When we returned to the guesthouse, a huge French family has arrived for the night (which they would be spending in the room right next to ours), including mom, dad, two little girls (one 5; the other, 6), and a tiny baby, not even 6-months old yet. As we stepped into the main door, the baby was wailing its head off and burping - we were not happy. This whole trip, we'd been talking about how annoying all the Frnech tourists are, and how they all seem to bring their half-naked children along with them to the most ungodly regions of the world. "French babies" had become a common, half-joking pet peeve of ours - Conan O'Brien does a hilarious impression of a French baby sometimes, and I would do my (not-so-good) impression of his impression in dismay whenever we were confronted with some new Gallic brat. It seemed somehow fitting that the Christian God would have given us, the atheist and the Jew, our own French-baby roommate as gift on his son's birthday.
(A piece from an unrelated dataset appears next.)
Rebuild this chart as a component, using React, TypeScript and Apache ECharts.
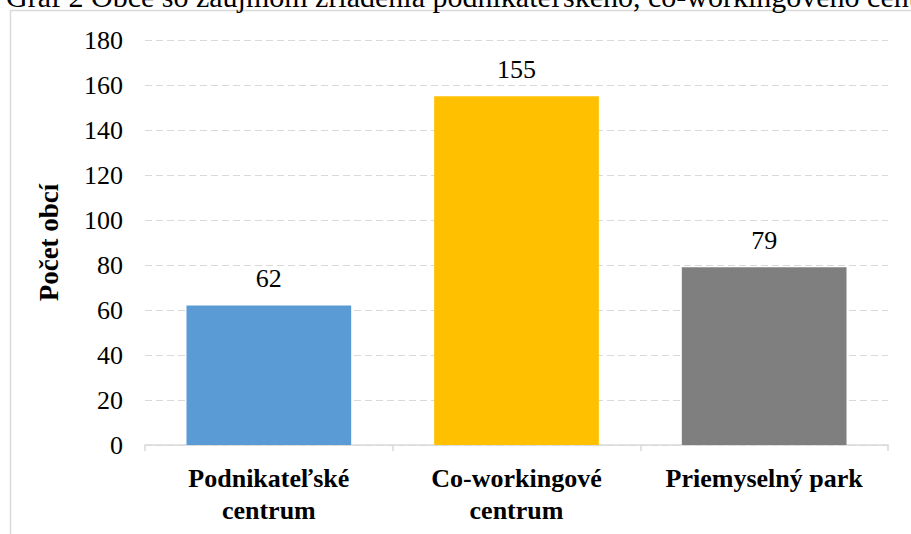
import React, { useEffect, useRef } from "react";
import * as echarts from "echarts";

const categories = ["Podnikateľské\ncentrum", "Co-workingové\ncentrum", "Priemyselný park"];
const values = [62, 155, 79];
const colors = ["#5B9BD5", "#FFC000", "#7F7F7F"];
const yAxisName = "Počet obcí";
const titleText = "Graf 2 Obce so záujmom zriadenia podnikateľského, co-workingového centra a priemyselného parku";

export default function App() {
  const ref = useRef<HTMLDivElement>(null);
  useEffect(() => {
    document.body.style.margin = "0";
    const chart = echarts.init(ref.current!, null, { renderer: "svg" });
    const serif = "serif";
    chart.setOption({
      animation: false,
      backgroundColor: "#fff",
      textStyle: { fontFamily: serif },
      graphic: [
        {
          type: "rect",
          shape: { x: 10.5, y: 10.5, width: 1000, height: 1000 },
          style: { fill: "none", stroke: "#d9d9d9", lineWidth: 1.5 },
          z: -1,
        },
        {
          type: "text",
          x: 6,
          y: -4,
          style: {
            text: titleText,
            fontFamily: serif,
            fontSize: 30,
            fill: "#000",
            verticalAlign: "middle",
          },
        },
      ],
      grid: { left: 145, right: 23, top: 40, bottom: 89 },
      xAxis: {
        type: "category",
        data: categories,
        axisLine: { lineStyle: { color: "#d9d9d9", width: 1.5 } },
        axisTick: { show: true, length: 6, lineStyle: { color: "#d9d9d9", width: 1.5 } },
        axisLabel: {
          color: "#000",
          fontFamily: serif,
          fontWeight: "bold",
          fontSize: 26,
          lineHeight: 32,
          margin: 17,
          interval: 0,
        },
      },
      yAxis: {
        type: "value",
        min: 0,
        max: 180,
        interval: 20,
        name: yAxisName,
        nameLocation: "middle",
        nameGap: 83,
        nameTextStyle: { color: "#000", fontFamily: serif, fontWeight: "bold", fontSize: 27 },
        axisLine: { show: false },
        axisTick: { show: false },
        axisLabel: { color: "#000", fontFamily: serif, fontSize: 26, margin: 22 },
        splitLine: { lineStyle: { color: "#d9d9d9", type: [7, 4], width: 1 } },
      },
      series: [
        {
          type: "bar",
          barWidth: "66.5%",
          data: values.map((v, i) => ({ value: v, itemStyle: { color: colors[i] } })),
          label: {
            show: true,
            position: "top",
            distance: 14,
            color: "#000",
            fontFamily: serif,
            fontSize: 26,
          },
        },
      ],
    });
    return () => chart.dispose();
  }, []);
  return <div ref={ref} style={{ position: "fixed", left: 0, top: 0, width: 911, height: 534 }} />;
}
But as we cooked our rather bizarre Christmas dinner in the guesthouse's shared kitchen - a tomato, scallion, and feta cheese salad (Christmas colors, it turns out!); BBQ lamb chops; garlic and butter potatoes; and a horrible store-made apple pie that made me wish dearly for my Aunt Ellen's delicious homemade pie - the clearly very harried mom of this French family told us sympathetically that her baby was "not a screamer" and that we shouldn't have any problems sleeping. And as it turned out, the French baby made hardly a peep all night, and though I haven't gotten a solid night's rest since we arrived in New Zealand, Maya and I both slept better than we have in days. Our own Christmas miracle.
1 comment:
Christmas Barbeque! Awesome place, beautiful pics, and you narrowly avoided the earthquake! You did all the stuff my kiwi buddies told me I should have done.. if you have'nt found out already, the Kiwi Rugby team is called the "All Blacks" , and the attire would fit right in with your goth style. I passed on the "All Black Nation" shirt myself as I imagined it not going over well in Brooklyn. Can't wait to see you when you get back!